TASK> Scan the entries and tally the lines that include the string "this". Reply with the figure alone.
━━ SOURCE RECORDS
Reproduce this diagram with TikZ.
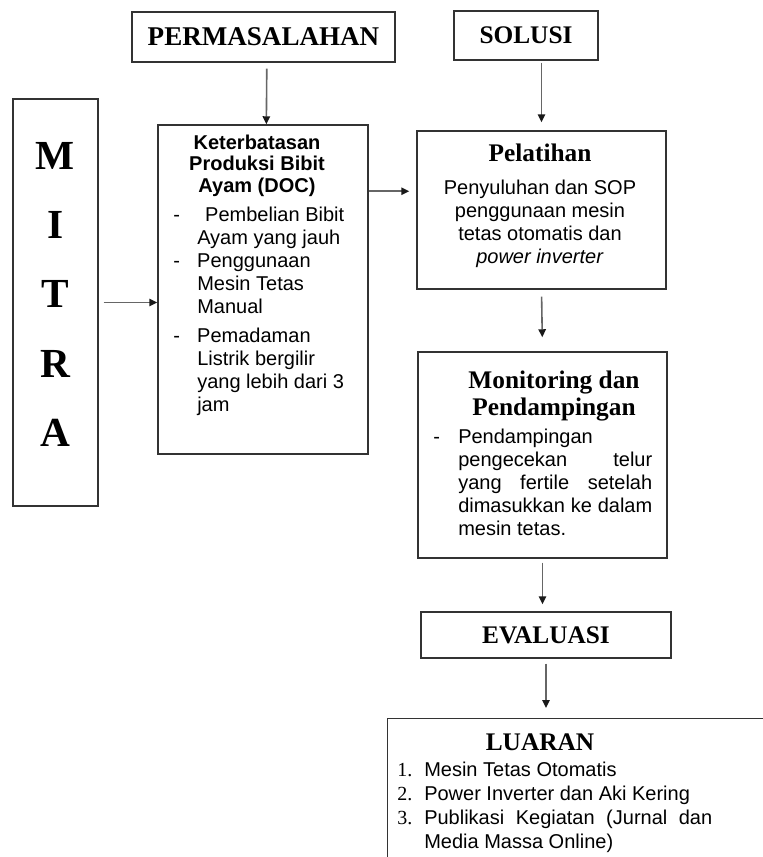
\documentclass[tikz,border=0pt]{standalone}
\usepackage{fontspec}
\setmainfont{Liberation Serif}
\setsansfont{Liberation Sans}
\usetikzlibrary{arrows.meta}

\tikzset{
  kotak/.style={draw=black!80, line width=1.1pt, inner sep=0pt},
  panah/.style={draw=black!60, line width=1.2pt, -{Triangle[length=6pt,width=5.5pt,color=black!90]}},
  judul/.style={font=\bfseries\fontsize{19}{20.5}\selectfont, inner sep=0pt},
  judulsans/.style={font=\sffamily\bfseries\fontsize{15}{16.2}\selectfont, inner sep=0pt},
  isi/.style={font=\sffamily\fontsize{15}{17.25}\selectfont, inner sep=0pt},
}

\begin{document}
\begin{tikzpicture}[x=0.75pt, y=-0.75pt]
        \useasboundingbox (0,0) rectangle (763,857);
        \clip (0,0) rectangle (763,857);

        % Kotak judul atas
        \node[kotak, judul, font=\bfseries\fontsize{20.3}{22}\selectfont, minimum width=197.25pt, minimum height=37.5pt] (permasalahan) at (263.5,37) {PERMASALAHAN};
        \node[kotak, judul, minimum width=108pt, minimum height=36.75pt] (solusi) at (526,35.5) {SOLUSI};

        % Mitra
        \node[kotak, minimum width=63.75pt, minimum height=305.25pt] (mitra) at (55.5,302.5) {};
        \node[font=\bfseries\fontsize{31}{52}\selectfont, anchor=base, inner sep=0pt] (mitrateks) at (55.5,169)
            {\begin{tabular}[t]{@{}c@{}}M\\ I\\ T\\ R\\ A\end{tabular}};

        % Permasalahan mitra
        \node[kotak, minimum width=157.5pt, minimum height=246.75pt] (masalah) at (263,289.5) {};
        \node[judulsans, anchor=base] (masalahjudul) at (257,149)
            {\begin{tabular}[t]{@{}c@{}}Keterbatasan\\ Produksi Bibit\\ Ayam (DOC)\end{tabular}};
        \node[isi, anchor=base west] (masalahisi) at (173,221)
            {\begin{tabular}[t]{@{}p{18pt}@{}l@{}}
             - & \hspace{6pt}Pembelian Bibit\\
               & Ayam yang jauh\\
             - & Penggunaan\\
               & Mesin Tetas\\
               & Manual\\[4.5pt]
             - & Pemadaman\\
               & Listrik bergilir\\
               & yang lebih dari 3\\
               & jam
             \end{tabular}};

        % Pelatihan
        \node[kotak, minimum width=186.75pt, minimum height=118.5pt] (pelatihan) at (541.5,210) {};
        \node[judul, anchor=base] (pelatihanjudul) at (540,161) {Pelatihan};
        \node[isi, anchor=base] (pelatihanisi) at (540,194)
            {\begin{tabular}[t]{@{}c@{}}Penyuluhan dan SOP\\ penggunaan mesin\\ tetas otomatis dan\\ \textit{power inverter}\end{tabular}};

        % Monitoring dan pendampingan
        \node[kotak, minimum width=186.75pt, minimum height=154.5pt] (monitoring) at (542.5,455) {};
        \node[judul, anchor=base] (monitoringjudul) at (554,388)
            {\begin{tabular}[t]{@{}c@{}}Monitoring dan\\ Pendampingan\end{tabular}};
        \node[isi, anchor=base west] (monitoringisi) at (433,443)
            {\begin{tabular}[t]{@{}p{18.75pt}@{}p{145.5pt}@{}}
             - & Pendampingan\\
               & pengecekan\hfill telur\\
               & yang\hfill fertile\hfill setelah\\
               & dimasukkan\hfill ke\hfill dalam\\
               & mesin tetas.
             \end{tabular}};

        % Evaluasi
        \node[kotak, judul, minimum width=187.5pt, minimum height=34.5pt] (evaluasi) at (546,635) {EVALUASI};

        % Luaran (terpotong di tepi gambar)
        \node[kotak, anchor=north west, minimum width=300pt, minimum height=150pt] (luaran) at (387,718) {};
        \node[judul, anchor=base] (luaranjudul) at (540,750) {LUARAN};
        \node[isi, font=\sffamily\fontsize{15}{18}\selectfont, anchor=base west] (luaranisi) at (397,776)
            {\begin{tabular}[t]{@{}p{20.25pt}@{}p{216pt}@{}}
             {\rmfamily 1.} & Mesin Tetas Otomatis\\
             {\rmfamily 2.} & Power Inverter dan Aki Kering\\
             {\rmfamily 3.} & Publikasi\hfill Kegiatan\hfill (Jurnal\hfill dan\\
                            & Media Massa Online)
             \end{tabular}};

        % Panah
        \draw[panah, shorten <=4.5pt] ([xshift=2.5pt]permasalahan.south) -- ([xshift=2.5pt]masalah.north);
        \draw[panah, shorten <=1.5pt, shorten >=6pt] (pelatihan.north |- solusi.south) -- (pelatihan.north);
        \draw[panah, shorten <=3.75pt] (mitra.east) -- (mitra.east -| masalah.west);
        \draw[panah, shorten >=5.25pt] ([yshift=-50.25pt]masalah.north east) -- ([yshift=-45.75pt]pelatihan.north west);
        \draw[panah, shorten <=5.25pt, shorten >=10.5pt] (pelatihan.south) -- (monitoring.north);
        \draw[panah, shorten <=3pt, shorten >=5.25pt] (monitoring.south) -- (monitoring.south |- evaluasi.north);
        \draw[panah, shorten <=3.75pt, shorten >=7.5pt] (evaluasi.south) -- (evaluasi.south |- luaran.north);
    \end{tikzpicture}
\end{document}
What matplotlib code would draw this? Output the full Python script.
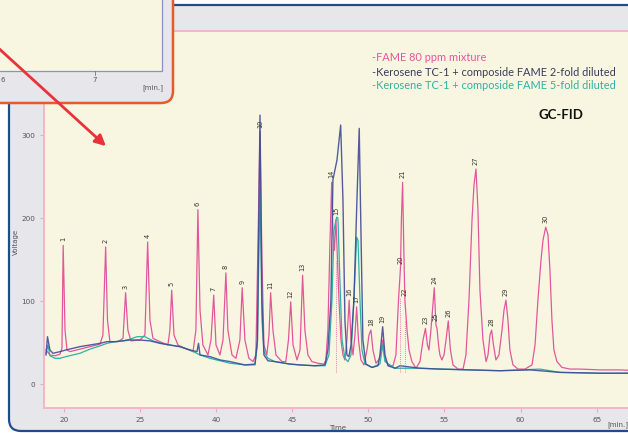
import matplotlib.pyplot as plt
from matplotlib.patches import FancyBboxPatch, Rectangle, FancyArrowPatch

# Axis ticks (positions in run time, labels as printed on the instrument plot)
time_ticks = [20, 25, 30, 35, 40, 45, 50, 55]
time_tick_labels = ['20', '25', '40', '45', '50', '55', '60', '65']
volt_ticks = [0, 100, 200, 300]

# FAME 80 ppm mixture
fame_time = [18.82, 19.08, 19.41, 19.74, 19.87, 19.95, 20.07, 20.20, 20.39, 21.05,
             21.71, 22.37, 22.56, 22.74, 22.86, 23.02, 23.55, 23.88, 24.05, 24.20,
             24.40, 24.99, 25.32, 25.50, 25.65, 25.85, 26.31, 26.83, 26.96, 27.08,
             27.23, 27.49, 27.95, 28.48, 28.67, 28.80, 28.94, 29.13, 29.46, 29.66,
             29.84, 29.99, 30.25, 30.45, 30.64, 30.77, 31.04, 31.30, 31.56, 31.71,
             31.89, 32.15, 32.42, 32.61, 32.74, 32.88, 33.01, 33.14, 33.33, 33.47,
             33.58, 33.73, 33.93, 34.32, 34.58, 34.75, 34.90, 35.05, 35.31, 35.51,
             35.68, 35.83, 36.03, 36.29, 36.69, 37.08, 37.21, 37.34, 37.48, 37.59,
             37.67, 37.77, 37.87, 37.97, 38.07, 38.20, 38.33, 38.46, 38.59, 38.74,
             38.86, 38.99, 39.12, 39.23, 39.35, 39.51, 39.71, 39.91, 40.04, 40.17,
             40.30, 40.50, 40.76, 40.94, 41.09, 41.35, 41.62, 41.81, 41.98, 42.11,
             42.17, 42.25, 42.33, 42.40, 42.54, 42.67, 42.86, 43.13, 43.39, 43.59,
             43.75, 43.88, 43.98, 44.11, 44.33, 44.44, 44.51, 44.61, 44.70, 44.83,
             44.97, 45.10, 45.25, 45.39, 45.56, 45.89, 46.22, 46.41, 46.61, 46.81,
             46.94, 47.07, 47.20, 47.33, 47.53, 47.73, 47.86, 47.99, 48.10, 48.22,
             48.38, 48.58, 48.78, 48.91, 49.04, 49.17, 49.30, 49.50, 49.83, 50.29,
             50.75, 50.95, 51.14, 51.34, 51.47, 51.65, 51.80, 51.93, 52.06, 52.19,
             52.39, 52.72, 53.25, 53.90, 55.22, 56.53, 57.85]
fame_volt = [41, 35, 34, 36, 43, 167, 65, 41, 39, 42,
             45, 48, 59, 165, 77, 51, 51, 55, 110, 65,
             52, 53, 59, 171, 77, 55, 51, 47, 65, 113,
             59, 47, 43, 39, 65, 210, 89, 47, 35, 53,
             107, 47, 35, 53, 134, 65, 35, 31, 53, 116,
             53, 31, 27, 35, 161, 304, 149, 47, 35, 59,
             110, 65, 35, 27, 27, 53, 99, 47, 29, 41,
             131, 65, 35, 27, 25, 24, 29, 65, 173, 243,
             186, 161, 198, 149, 101, 53, 35, 29, 53, 101,
             53, 35, 59, 93, 53, 29, 23, 41, 59, 65,
             41, 25, 31, 53, 29, 22, 22, 35, 101, 140,
             198, 243, 161, 101, 65, 41, 27, 19, 27, 53,
             67, 47, 41, 65, 116, 71, 67, 47, 35, 29,
             35, 53, 76, 41, 23, 18, 18, 35, 101, 198,
             240, 259, 210, 113, 53, 27, 35, 59, 65, 47,
             29, 35, 65, 89, 101, 77, 41, 23, 18, 18,
             23, 47, 101, 149, 173, 189, 180, 137, 77, 41,
             27, 20, 18, 18, 17, 17, 16]

# Kerosene TC-1 + composite FAME, 2-fold diluted
kero2_time = [18.82, 18.92, 19.08, 19.28, 19.74, 20.13, 20.59, 21.05, 21.71, 22.37,
              22.83, 23.35, 23.88, 24.34, 24.99, 25.65, 26.31, 26.96, 27.62, 28.28,
              28.74, 28.84, 28.94, 29.59, 30.25, 30.91, 31.89, 32.55, 32.71, 32.88,
              33.01, 33.14, 33.40, 33.86, 34.85, 35.51, 36.49, 37.15, 37.34, 37.54,
              37.67, 37.94, 38.18, 38.33, 38.46, 38.59, 38.72, 38.86, 39.05, 39.25,
              39.40, 39.51, 39.64, 39.84, 40.24, 40.63, 40.76, 40.94, 41.09, 41.29,
              41.75, 42.08, 43.39, 44.70, 46.67, 48.65, 50.62, 52.59, 55.22, 57.85]
kero2_volt = [35, 57, 41, 37, 39, 41, 43, 45, 47, 49,
              51, 51, 52, 53, 53, 52, 49, 47, 45, 41,
              39, 49, 35, 33, 29, 27, 23, 24, 53, 324,
              101, 35, 28, 27, 24, 23, 22, 23, 41, 101,
              246, 270, 312, 222, 77, 35, 33, 47, 101, 222,
              308, 186, 53, 24, 20, 22, 35, 69, 35, 22,
              19, 22, 19, 18, 17, 16, 17, 14, 13, 13]

# Kerosene TC-1 + composite FAME, 5-fold diluted
kero5_time = [18.82, 18.95, 19.08, 19.41, 19.74, 20.13, 20.59, 21.05, 21.71, 22.37,
              22.83, 23.35, 23.88, 24.34, 24.80, 25.32, 25.85, 26.44, 26.96, 27.62,
              28.28, 28.94, 29.59, 30.25, 30.91, 31.89, 32.55, 32.71, 32.88, 33.01,
              33.14, 33.40, 33.86, 34.85, 35.51, 36.49, 37.15, 37.41, 37.61, 37.74,
              37.92, 38.00, 38.13, 38.27, 38.46, 38.66, 38.86, 39.05, 39.23, 39.32,
              39.45, 39.58, 39.78, 40.24, 40.76, 40.94, 41.09, 41.75, 43.39, 44.70,
              46.67, 48.65, 51.27, 52.59, 55.22, 57.85]
kero5_volt = [37, 47, 34, 31, 31, 33, 35, 37, 42, 46,
              49, 51, 52, 54, 57, 57, 52, 49, 47, 45,
              41, 35, 31, 28, 25, 23, 23, 47, 234, 77,
              39, 31, 27, 24, 23, 22, 22, 35, 101, 186,
              201, 200, 125, 53, 31, 27, 35, 101, 177, 173,
              101, 41, 24, 20, 24, 47, 27, 19, 19, 18,
              17, 16, 18, 14, 13, 13]

# Peak numbering
peak_no = list(range(1, 31))
peak_time = [19.95, 22.74, 24.05, 25.50, 27.08, 28.80, 29.84, 30.64, 31.71, 32.88,
             33.58, 34.90, 35.68, 37.59, 37.87, 38.74, 39.23, 40.17, 40.94, 42.11,
             42.25, 42.40, 43.75, 44.33, 44.44, 45.25, 47.07, 48.10, 49.04, 51.65]
peak_volt = [167, 165, 110, 171, 113, 210, 107, 134, 116, 304,
             110, 99, 131, 243, 198, 101, 93, 65, 69, 140,
             243, 101, 67, 116, 71, 76, 259, 65, 101, 189]

PINK = '#e2579b'
NAVY = '#3f4b98'
TEAL = '#2fb2a2'
CREAM = '#f8f6e1'
GREY = '#e6e6eb'

fig = plt.figure(figsize=(6.28, 4.33), dpi=100)
fig.patch.set_facecolor('white')

# frame of the main window, in pixel units
bg = fig.add_axes([0, 0, 1, 1], zorder=0)
bg.set_xlim(0, 628)
bg.set_ylim(433, 0)
bg.axis('off')
bg.add_patch(FancyBboxPatch((9, 5), 700, 426, boxstyle='round,pad=0,rounding_size=12',
                            facecolor=GREY, edgecolor='#1f4d8c', lw=1.6))
bg.text(618, 425, '[min.]', fontsize=5, color='#555555', ha='center', va='center')

# chromatogram
ax = fig.add_axes([44 / 628, 25 / 433, 616 / 628, 377 / 433], zorder=1)
ax.set_facecolor(CREAM)
ax.plot(fame_time, fame_volt, color=PINK, lw=0.9)
ax.plot(kero5_time, kero5_volt, color=TEAL, lw=0.9)
ax.plot(kero2_time, kero2_volt, color=NAVY, lw=1.0, alpha=0.9)

drops = [14, 19, 21]
ax.vlines([peak_time[i] for i in drops], 15, [peak_volt[i] * 0.75 for i in drops],
          colors=PINK, linestyles=(0, (1, 1.5)), lw=0.6)

for n, t, v in zip(peak_no, peak_time, peak_volt):
    ax.annotate(str(n), (t, v), xytext=(0, 3), textcoords='offset points',
                rotation=90, ha='center', va='bottom', fontsize=4.8, color='#333333')

ax.set_xlim(18.69, 59.16)
ax.set_ylim(-28.9, 425.3)
ax.set_xticks(time_ticks)
ax.set_xticklabels(time_tick_labels)
ax.set_yticks(volt_ticks)
ax.tick_params(colors='#f0a8c0', labelcolor='#555555', labelsize=5.2, length=3, width=0.8)
for side in ['left', 'bottom', 'top']:
    ax.spines[side].set_color('#f2b6c8')
    ax.spines[side].set_linewidth(1.4)
ax.spines['right'].set_visible(False)
ax.set_xlabel('Time', fontsize=5, color='#555555')
ax.xaxis.set_label_coords(0.476, -0.045)
ax.set_ylabel('Voltage', fontsize=5, color='#555555')
ax.yaxis.set_label_coords(-0.04, 0.44)

ax.text(0.532, 0.93, '-FAME 80 ppm mixture', transform=ax.transAxes,
        fontsize=7.9, color=PINK, family='Lato', va='center')
ax.text(0.532, 0.891, '-Kerosene TC-1 + composide FAME 2-fold diluted', transform=ax.transAxes,
        fontsize=7.9, color='#3a3b5e', family='Lato', va='center')
ax.text(0.532, 0.856, '-Kerosene TC-1 + composide FAME 5-fold diluted', transform=ax.transAxes,
        fontsize=7.9, color=TEAL, family='Lato', va='center')
ax.text(0.802, 0.776, 'GC-FID', transform=ax.transAxes, fontsize=9.5, fontweight='bold',
        color='#111111', family='Lato', va='center')

# zoomed window in the corner and the pointer
ov = fig.add_axes([0, 0, 1, 1], zorder=3)
ov.set_xlim(0, 628)
ov.set_ylim(433, 0)
ov.axis('off')
ov.patch.set_alpha(0)
ov.add_patch(FancyBboxPatch((-30, -30), 203, 133, boxstyle='round,pad=0,rounding_size=12',
                            facecolor=GREY, edgecolor='#e85a2a', lw=1.8))
ov.add_patch(Rectangle((-30, -30), 192, 101, facecolor=CREAM, edgecolor='#8395c5', lw=0.9))
ov.plot([95, 95], [71, 75], color='#777777', lw=0.6)
ov.text(95, 80, '7', fontsize=5, color='#555555', ha='center', va='center')
ov.text(3, 80, '6', fontsize=5, color='#555555', ha='center', va='center')
ov.text(153, 88, '[min.]', fontsize=5, color='#555555', ha='center', va='center')
ov.add_patch(FancyArrowPatch((-5, 45), (108, 148), arrowstyle='-|>', mutation_scale=16,
                             color='#e8333b', lw=2))

fig.savefig('out.png', dpi=100)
━━━━
EXPECTED OUTPUT> 2